Care and Maintenance of Japanese Knives

Proper Knife Care

 

  • Always hand wash the knife with warm water and dry it immediately with a soft cloth to maintain sharpness and quality.

  • To keep the edge precise, water stones are recommended for sharpening, while ceramic honing rods help refine the blade during regular use.

  • Store the knife in a safe place, avoiding contact with other kitchen utensils that could damage the edge.

  • Use wooden, plastic, or rubber cutting boards to protect the blade and extend its lifespan.

 

⚠️ Special Note for Traditional Japanese Steels
Japanese knives made from high-carbon steel require extra care to prevent oxidation and rust.

 

  • After each use, thoroughly clean the blade with warm water and immediately dry it completely with a soft cloth.

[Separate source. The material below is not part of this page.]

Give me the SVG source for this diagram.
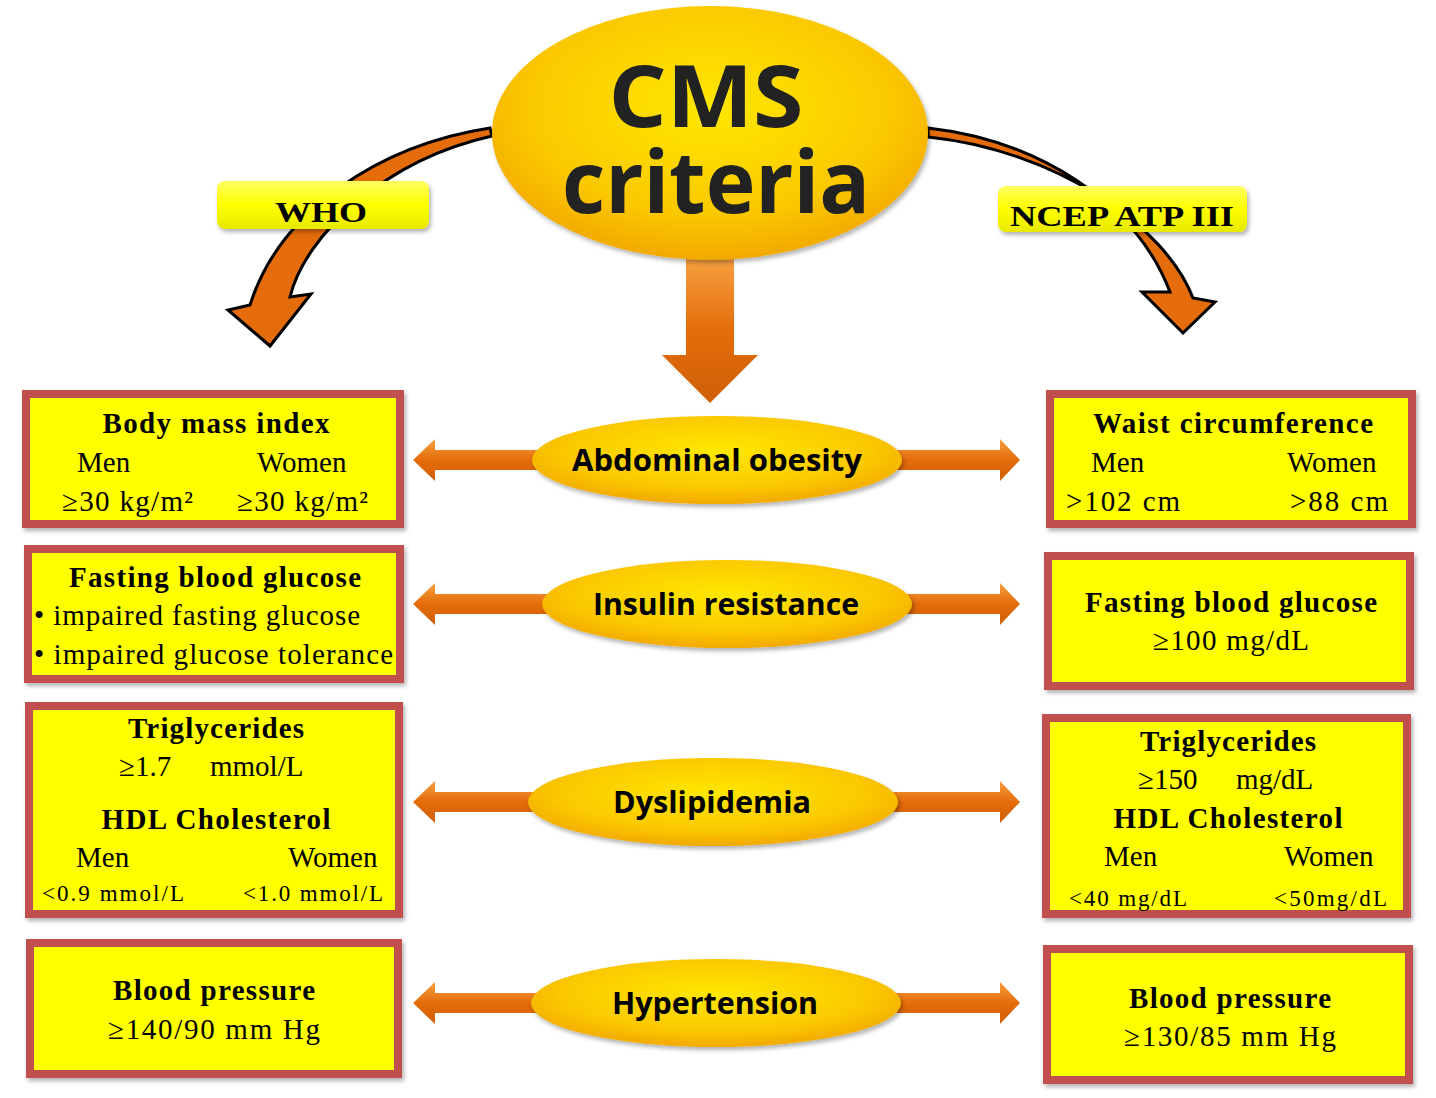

  • Applying a thin layer of mineral or camellia oil occasionally can further protect the blade from corrosion.

  • Knives should be stored in a dry place, avoiding prolonged exposure to moisture or contact with aggressive cleaning agents.

 

? Improper Use

 

  • Do not cut on hard surfaces like glass, ceramics, steel, metal tables, or baking trays.

  • Avoid cutting bones or frozen ingredients, as this can damage the blade edge.

  • Do not wash the knife in a dishwasher—chemicals and high temperatures can negatively impact the blade and handle.

  • A Japanese knife is a precision tool, designed for specific culinary tasks. Do not use it for inappropriate activities like chopping bones, opening cans, or handling non-food materials.